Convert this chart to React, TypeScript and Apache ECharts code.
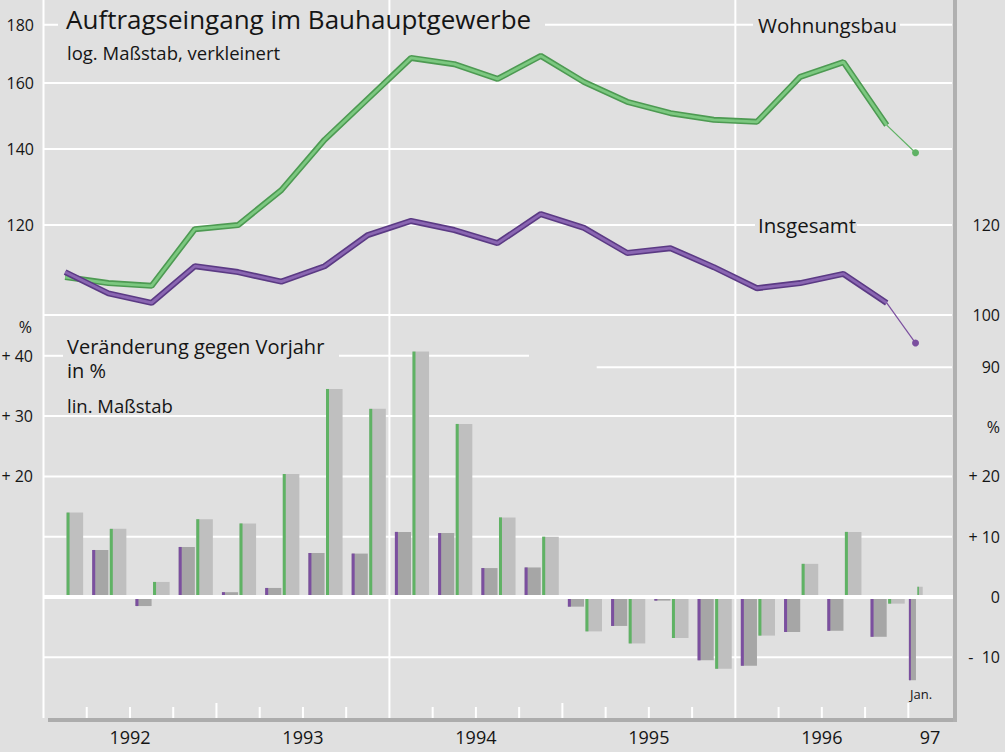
import React, { useEffect, useRef } from 'react';
import * as echarts from 'echarts';

// ---- data ----
const periods = [
  '1992 I', '1992 II', '1992 III', '1992 IV',
  '1993 I', '1993 II', '1993 III', '1993 IV',
  '1994 I', '1994 II', '1994 III', '1994 IV',
  '1995 I', '1995 II', '1995 III', '1995 IV',
  '1996 I', '1996 II', '1996 III', '1996 IV',
  'Jan. 1997',
];
const wohnungsbauIndex = [108.0, 106.7, 106.1, 119.0, 120.0, 128.8, 142.6, 154.9, 168.3, 166.2, 161.3, 169.0, 160.3, 154.0, 150.5, 148.5, 147.9, 162.0, 166.9, 146.9, 138.9];
const insgesamtIndex = [109.1, 104.5, 102.5, 110.4, 109.1, 107.0, 110.4, 117.6, 121.0, 118.8, 115.7, 122.7, 119.3, 113.4, 114.5, 110.2, 105.6, 106.7, 108.7, 102.5, 94.5];
const wohnungsbauChange = [14.0, 11.3, 2.5, 12.9, 12.2, 20.4, 34.5, 31.2, 40.7, 28.7, 13.2, 10.0, -5.7, -7.7, -6.8, -11.9, -6.4, 5.5, 10.8, -1.1, 1.7];
const insgesamtChange: (number | null)[] = [null, 7.8, -1.5, 8.3, 0.8, 1.5, 7.3, 7.2, 10.8, 10.6, 4.8, 4.9, -1.6, -4.8, -0.6, -10.5, -11.4, -5.8, -5.6, -6.6, -13.8];

const yearLabels = ['1992', '1993', '1994', '1995', '1996', '97'];
const logTicksLeft = [180, 160, 140, 120];
const logTicksRight = [120, 100, 90];
const pctTicksLeft = [40, 30, 20];
const pctTicksRight = [20, 10, 0, -10];

// ---- layout / style constants ----
const FONT = '"Open Sans", "Noto Sans", sans-serif';
const BG = '#e0e0e0';
const GREEN = '#5fb264';
const PURPLE = '#7b4f9f';
const X_MAX = 63.1;
const NQ = 20;

const periodStart = (i: number) => (i < NQ ? i * 3 : 60);
const periodCenter = (i: number) => (i < NQ ? i * 3 + 1.5 : 60.5);

function pctLabel(v: number) {
  if (v > 0) return '+ ' + v;
  if (v < 0) return '-  ' + Math.abs(v);
  return '0';
}

export default function App() {
  const ref = useRef<HTMLDivElement>(null);

  useEffect(() => {
    document.body.style.margin = '0';
    const chart = echarts.init(ref.current!, null, { renderer: 'svg' });

    const lineData = (arr: number[]) => arr.slice(0, NQ).map((v, i) => [periodCenter(i), v]);
    const tailData = (arr: number[]) => [[periodCenter(NQ - 1), arr[NQ - 1]], [periodCenter(NQ), arr[NQ]]];

    const barData: any[] = [];
    periods.forEach((_, i) => {
      if (insgesamtChange[i] != null) barData.push([i, 0, insgesamtChange[i]]);
      if (wohnungsbauChange[i] != null) barData.push([i, 1, wohnungsbauChange[i]]);
    });

    const renderBar = (params: any, api: any) => {
      const i = api.value(0);
      const kind = api.value(1);
      const v = api.value(2);
      const s = periodStart(i);
      let a: number, b: number, edge: number;
      if (i < NQ) {
        [a, b] = kind === 0 ? [0.38, 1.5] : [1.6, 2.75];
        edge = 3;
      } else {
        [a, b] = kind === 0 ? [0.04, 0.53] : [0.63, 1.0];
        edge = kind === 0 ? 2 : 1.5;
      }
      const p0 = api.coord([s + a, 0]);
      const p1 = api.coord([s + b, v]);
      const x = p0[0];
      const w = p1[0] - p0[0];
      const y = Math.min(p0[1], p1[1]);
      const h = Math.abs(p1[1] - p0[1]);
      return {
        type: 'group',
        children: [
          { type: 'rect', shape: { x, y, width: w, height: h }, style: { fill: kind === 0 ? '#a6a6a6' : '#bfbfbf' } },
          { type: 'rect', shape: { x, y, width: edge, height: h }, style: { fill: kind === 0 ? PURPLE : GREEN } },
        ],
      };
    };

    const lineSeries = (arr: number[], outer: string, inner: string, tail: string, z: number) => [
      {
        type: 'line', xAxisIndex: 0, yAxisIndex: 0, data: lineData(arr), showSymbol: false, z,
        lineStyle: { width: 6, color: outer }, silent: true,
      },
      {
        type: 'line', xAxisIndex: 0, yAxisIndex: 0, data: lineData(arr), showSymbol: false, z: z + 1,
        lineStyle: { width: 2.8, color: inner }, silent: true,
      },
      {
        type: 'line', xAxisIndex: 0, yAxisIndex: 0, data: tailData(arr), z: z + 1,
        showSymbol: true, symbol: 'circle',
        symbolSize: (_v: any, p: any) => (p.dataIndex === 1 ? 7 : 0),
        itemStyle: { color: tail }, lineStyle: { width: 1.2, color: tail }, silent: true,
      },
    ];

    chart.setOption({
      animation: false,
      backgroundColor: BG,
      grid: [
        { left: 43.5, width: 909.5, top: 0, height: 380 },
        { left: 43.5, width: 909.5, top: 343.74, height: 375.37 },
      ],
      xAxis: [
        { type: 'value', gridIndex: 0, min: 0, max: X_MAX, show: false },
        { type: 'value', gridIndex: 1, min: 0, max: X_MAX, show: false },
      ],
      yAxis: [
        { type: 'log', logBase: 10, gridIndex: 0, min: 87.69, max: 189.25, show: false },
        { type: 'value', gridIndex: 1, min: -20.25, max: 42, show: false },
      ],
      series: [
        ...lineSeries(wohnungsbauIndex, '#4d9a52', '#7cc880', GREEN, 3),
        ...lineSeries(insgesamtIndex, '#5b3a84', '#8a66b2', PURPLE, 6),
        {
          type: 'custom', xAxisIndex: 1, yAxisIndex: 1, data: barData,
          encode: { x: 0, y: 2 }, renderItem: renderBar, z: 3, silent: true,
        },
      ],
    });

    const px = (m: number) => chart.convertToPixel({ xAxisIndex: 1 } as any, m) as number;
    const pyT = (v: number) => chart.convertToPixel({ yAxisIndex: 0 } as any, v) as number;
    const pyB = (v: number) => chart.convertToPixel({ yAxisIndex: 1 } as any, v) as number;

    const xL = px(0);
    const xR = 952;
    const els: any[] = [];
    const hline = (x1: number, x2: number, y: number, w = 2, z = 0) =>
      els.push({ type: 'line', z, shape: { x1, y1: y, x2, y2: y }, style: { stroke: '#ffffff', lineWidth: w } });
    const text = (t: string, x: number, y: number, size: number, align = 'left', extra: any = {}) =>
      els.push({
        type: 'text', z: 5,
        style: {
          text: t, x, y, font: `${size}px ${FONT}`, fill: '#151515',
          textAlign: align, align, textVerticalAlign: 'middle', verticalAlign: 'middle', ...extra,
        },
      });

    // gridlines (top, log scale)
    hline(xL, 58, pyT(180));
    hline(545, 753, pyT(180));
    hline(900, xR, pyT(180));
    hline(xL, xR, pyT(160));
    hline(xL, xR, pyT(140));
    hline(xL, 755, pyT(120));
    hline(857, xR, pyT(120));
    hline(xL, xR, pyT(100));
    hline(596.7, xR, pyT(90));
    // gridlines (bottom, linear)
    hline(xL, 63, pyB(40));
    hline(339, 529, pyB(40));
    hline(xL, xR, pyB(30));
    hline(xL, xR, pyB(20));
    hline(xL, xR, pyB(10));
    hline(xL, xR, pyB(-10));
    hline(xL, 955, pyB(0), 4, 10);

    // vertical lines every two years
    [0, 24, 48].forEach((m) => {
      const x = px(m);
      els.push({ type: 'line', z: 0, shape: { x1: x, y1: 0, x2: x, y2: 718 }, style: { stroke: '#ffffff', lineWidth: 2 } });
    });
    // quarter ticks
    for (let m = 3; m <= 60; m += 3) {
      if (m === 24 || m === 48) continue;
      const x = px(m);
      const top = m % 12 === 0 ? 703 : 707;
      els.push({ type: 'line', z: 0, shape: { x1: x, y1: top, x2: x, y2: 718 }, style: { stroke: '#ffffff', lineWidth: 2 } });
    }
    // frame
    els.push({ type: 'line', z: 11, shape: { x1: 48, y1: 720, x2: 957, y2: 720 }, style: { stroke: '#acacac', lineWidth: 4 } });
    els.push({ type: 'line', z: 11, shape: { x1: 955, y1: 0, x2: 955, y2: 722 }, style: { stroke: '#b0b0b0', lineWidth: 4 } });

    // titles
    text('Auftragseingang im Bauhauptgewerbe', 66, 19, 26);
    text('log. Maßstab, verkleinert', 67, 52, 18.5);
    text('Wohnungsbau', 758, pyT(180), 20.5);
    text('Insgesamt', 758, pyT(120), 20.5);
    text('Veränderung gegen Vorjahr', 67, 346, 20);
    text('in %', 67, 370.5, 20);
    text('lin. Maßstab', 67, 405, 18.5);
    text('Jan.', 921, 694, 13, 'center');

    // axis labels
    logTicksLeft.forEach((v) => text(String(v), 34, pyT(v), 16, 'right'));
    logTicksRight.forEach((v) => text(String(v), 1000, pyT(v), 16, 'right'));
    text('%', 32, 327, 16, 'right');
    pctTicksLeft.forEach((v) => text(pctLabel(v), 33, pyB(v), 16, 'right'));
    text('%', 1000, 427, 16, 'right');
    pctTicksRight.forEach((v) => text(pctLabel(v), 1000, pyB(v), 16, 'right'));

    // year labels
    yearLabels.forEach((t, k) => {
      const m = k < 5 ? k * 12 + 6 : 61.5;
      text(t, px(m), 737, 18, 'center');
    });

    chart.setOption({ graphic: { elements: els } });

    return () => chart.dispose();
  }, []);

  return <div ref={ref} style={{ position: 'absolute', left: 0, top: 0, width: 1005, height: 752 }} />;
}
----
[Your instructions] In the listing above, count each line that holds the string "React". Give the number only.

[Exercise output] 2